Give only a count of the lines that include the string "React".
%%
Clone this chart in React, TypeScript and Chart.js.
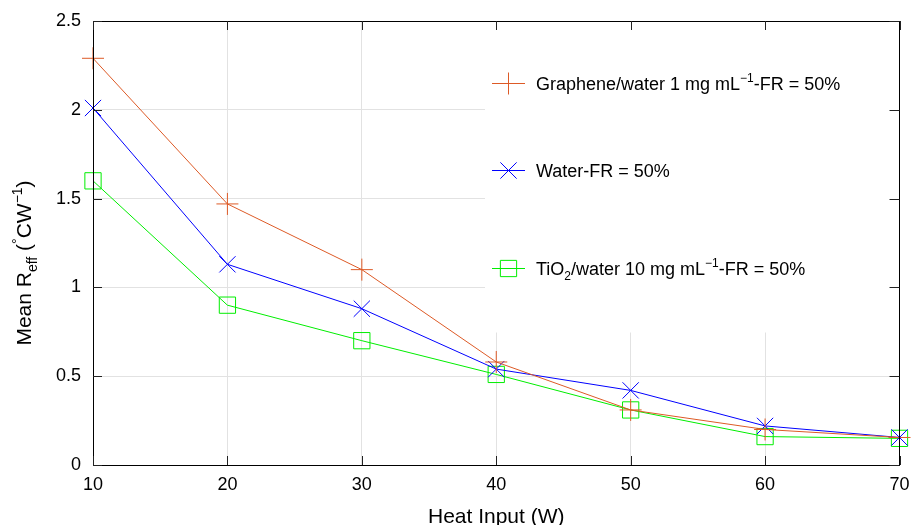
import React, { useEffect, useRef } from 'react';
import { Chart, registerables } from 'chart.js';

Chart.register(...registerables);

// ---- data ----
const heatInput = [10, 20, 30, 40, 50, 60, 70];
const grapheneR = [2.29, 1.47, 1.1, 0.58, 0.31, 0.2, 0.155];
const waterR = [2.01, 1.13, 0.88, 0.54, 0.42, 0.22, 0.155];
const tio2R = [1.6, 0.9, 0.7, 0.51, 0.31, 0.16, 0.15];
const xTickValues = [10, 20, 30, 40, 50, 60, 70];
const yTickValues = [0, 0.5, 1, 1.5, 2, 2.5];
const yTickLabels = ['0', '0.5', '1', '1.5', '2', '2.5'];

// rich text segments: [text, mode] (0 normal, 1 superscript, -1 subscript)
const grapheneLabel: [string, number][] = [['Graphene/water 1 mg mL', 0], ['\u22121', 1], ['-FR = 50%', 0]];
const waterLabel: [string, number][] = [['Water-FR = 50%', 0]];
const tio2Label: [string, number][] = [['TiO', 0], ['2', -1], ['/water 10 mg mL', 0], ['\u22121', 1], ['-FR = 50%', 0]];
const yTitle: [string, number][] = [['Mean R', 0], ['eff', -1], [' (', 0], ['\u00b0', 1], ['CW', 0], ['\u22121', 1], [')', 0]];
const xTitle = 'Heat Input (W)';

const COLORS = { graphene: '#dd5a26', water: '#0000ff', tio2: '#00ee00' };
const FONT = '"Liberation Sans", Arial, Helvetica, sans-serif';

function segFont(size: number, mode: number) {
  return `${mode === 0 ? size : Math.round(size * 0.68)}px ${FONT}`;
}

function richWidth(ctx: CanvasRenderingContext2D, segs: [string, number][], size: number) {
  let w = 0;
  for (const [t, m] of segs) {
    ctx.font = segFont(size, m);
    w += ctx.measureText(t).width;
  }
  return w;
}

function drawRich(ctx: CanvasRenderingContext2D, segs: [string, number][], x: number, y: number, size: number, center: boolean) {
  let cx = center ? x - richWidth(ctx, segs, size) / 2 : x;
  ctx.textBaseline = 'alphabetic';
  ctx.textAlign = 'left';
  for (const [t, m] of segs) {
    ctx.font = segFont(size, m);
    const dy = m === 1 ? -size * 0.42 : m === -1 ? size * 0.28 : 0;
    ctx.fillText(t, cx, y + dy);
    cx += ctx.measureText(t).width;
  }
}

function drawMarker(ctx: CanvasRenderingContext2D, style: string, x: number, y: number, r: number, color: string) {
  ctx.save();
  ctx.strokeStyle = color;
  ctx.lineWidth = 1;
  ctx.beginPath();
  if (style === 'cross') {
    ctx.moveTo(x - r, y); ctx.lineTo(x + r, y);
    ctx.moveTo(x, y - r); ctx.lineTo(x, y + r);
  } else if (style === 'crossRot') {
    const d = r * Math.SQRT1_2;
    ctx.moveTo(x - d, y - d); ctx.lineTo(x + d, y + d);
    ctx.moveTo(x - d, y + d); ctx.lineTo(x + d, y - d);
  } else {
    const d = r * Math.SQRT1_2;
    ctx.rect(x - d, y - d, 2 * d, 2 * d);
  }
  ctx.stroke();
  ctx.restore();
}

const legendItems = [
  { label: grapheneLabel, color: COLORS.graphene, style: 'cross', r: 11, y: 83 },
  { label: waterLabel, color: COLORS.water, style: 'crossRot', r: 11.5, y: 170 },
  { label: tio2Label, color: COLORS.tio2, style: 'rect', r: 11.5, y: 268 },
];

const decorPlugin = {
  id: 'decor',
  beforeDatasetsDraw(chart: any) {
    const { ctx, chartArea } = chart;
    ctx.save();
    ctx.fillStyle = '#ffffff';
    ctx.fillRect(485, chartArea.top + 0.5, chartArea.right - 485 - 0.5, 332 - chartArea.top);
    ctx.restore();
  },
  afterDraw(chart: any) {
    const { ctx, chartArea, scales } = chart;
    const { left, right, top, bottom } = chartArea;
    ctx.save();
    ctx.strokeStyle = '#000';
    ctx.lineWidth = 1;
    ctx.strokeRect(Math.round(left) + 0.5, Math.round(top) + 0.5, Math.round(right - left) - 1, Math.round(bottom - top));
    ctx.strokeStyle = '#222';
    ctx.beginPath();
    for (const v of xTickValues) {
      const px = Math.round(scales.x.getPixelForValue(v)) + 0.5;
      ctx.moveTo(px, bottom); ctx.lineTo(px, bottom - 9);
      ctx.moveTo(px, top); ctx.lineTo(px, top + 9);
    }
    for (const v of yTickValues) {
      const py = Math.round(scales.y.getPixelForValue(v)) + 0.5;
      ctx.moveTo(left, py); ctx.lineTo(left + 9, py);
      ctx.moveTo(right, py); ctx.lineTo(right - 10, py);
    }
    ctx.stroke();

    for (const it of legendItems) {
      ctx.strokeStyle = it.color;
      ctx.lineWidth = 1;
      ctx.beginPath();
      ctx.moveTo(492, it.y + 0.5);
      ctx.lineTo(525, it.y + 0.5);
      ctx.stroke();
      drawMarker(ctx, it.style, 508.5, it.y + 0.5, it.r, it.color);
      ctx.fillStyle = '#000';
      drawRich(ctx, it.label, 536, it.y + 6.5, 18, false);
    }

    ctx.save();
    ctx.translate(31, 263);
    ctx.rotate(-Math.PI / 2);
    ctx.fillStyle = '#000';
    drawRich(ctx, yTitle, 0, 0, 21, true);
    ctx.restore();

    ctx.fillStyle = '#000';
    ctx.font = `21px ${FONT}`;
    ctx.textAlign = 'center';
    ctx.textBaseline = 'alphabetic';
    ctx.fillText(xTitle, (left + right) / 2, 523);
    ctx.restore();
  },
};

function makeSeries(ys: number[]) {
  return heatInput.map((x, i) => ({ x, y: ys[i] }));
}

export default function App() {
  const ref = useRef<HTMLCanvasElement | null>(null);
  useEffect(() => {
    if (!ref.current) return;
    const gridColor = (c: any) => {
      const v = c.tick?.value;
      const s = c.scale;
      if (v === s.min || v === s.max) return 'rgba(0,0,0,0)';
      return '#e2e2e2';
    };
    const base = { borderWidth: 1, pointBorderWidth: 1, fill: false, tension: 0, clip: false as any };
    const chart = new Chart(ref.current, {
      type: 'line',
      data: {
        datasets: [
          {
            ...base,
            label: 'Graphene',
            data: makeSeries(grapheneR),
            borderColor: COLORS.graphene,
            backgroundColor: COLORS.graphene,
            pointStyle: 'cross',
            pointRadius: 11,
            pointBorderColor: COLORS.graphene,
          },
          {
            ...base,
            label: 'Water',
            data: makeSeries(waterR),
            borderColor: COLORS.water,
            backgroundColor: COLORS.water,
            pointStyle: 'crossRot',
            pointRadius: 11.5,
            pointBorderColor: COLORS.water,
          },
          {
            ...base,
            label: 'TiO2',
            data: makeSeries(tio2R),
            borderColor: COLORS.tio2,
            backgroundColor: 'rgba(0,0,0,0)',
            pointStyle: 'rect',
            pointRadius: 11.5,
            pointBorderColor: COLORS.tio2,
            pointBackgroundColor: 'rgba(0,0,0,0)',
          },
        ],
      },
      options: {
        animation: false,
        responsive: true,
        maintainAspectRatio: false,
        layout: { padding: { top: 21, right: 10, left: 0, bottom: 0 } },
        plugins: { legend: { display: false }, tooltip: { enabled: false } },
        scales: {
          x: {
            type: 'linear',
            min: 10,
            max: 70,
            afterFit: (s: any) => { s.height = 60; s.paddingLeft = 0; s.paddingRight = 0; },
            afterBuildTicks: (s: any) => { s.ticks = xTickValues.map((v) => ({ value: v })); },
            ticks: { padding: 9, color: '#000', font: { size: 18, family: FONT }, maxRotation: 0 },
            grid: { color: gridColor, drawTicks: false, lineWidth: 1 },
            border: { display: false },
          },
          y: {
            type: 'linear',
            min: 0,
            max: 2.5,
            afterFit: (s: any) => { s.width = 93; s.paddingTop = 0; s.paddingBottom = 0; },
            afterBuildTicks: (s: any) => { s.ticks = yTickValues.map((v) => ({ value: v })); },
            ticks: {
              padding: 12,
              color: '#000',
              font: { size: 18, family: FONT },
              callback: (v: any) => {
                const i = yTickValues.indexOf(Number(v));
                return i >= 0 ? yTickLabels[i] : '';
              },
            },
            grid: { color: gridColor, drawTicks: false, lineWidth: 1 },
            border: { display: false },
          },
        },
      },
      plugins: [decorPlugin],
    });
    return () => chart.destroy();
  }, []);
  return (
    <div style={{ position: 'fixed', left: 0, top: 0, width: 912, height: 525, background: '#fff' }}>
      <canvas ref={ref} />
    </div>
  );
}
%%
**Solution to the exercise**
2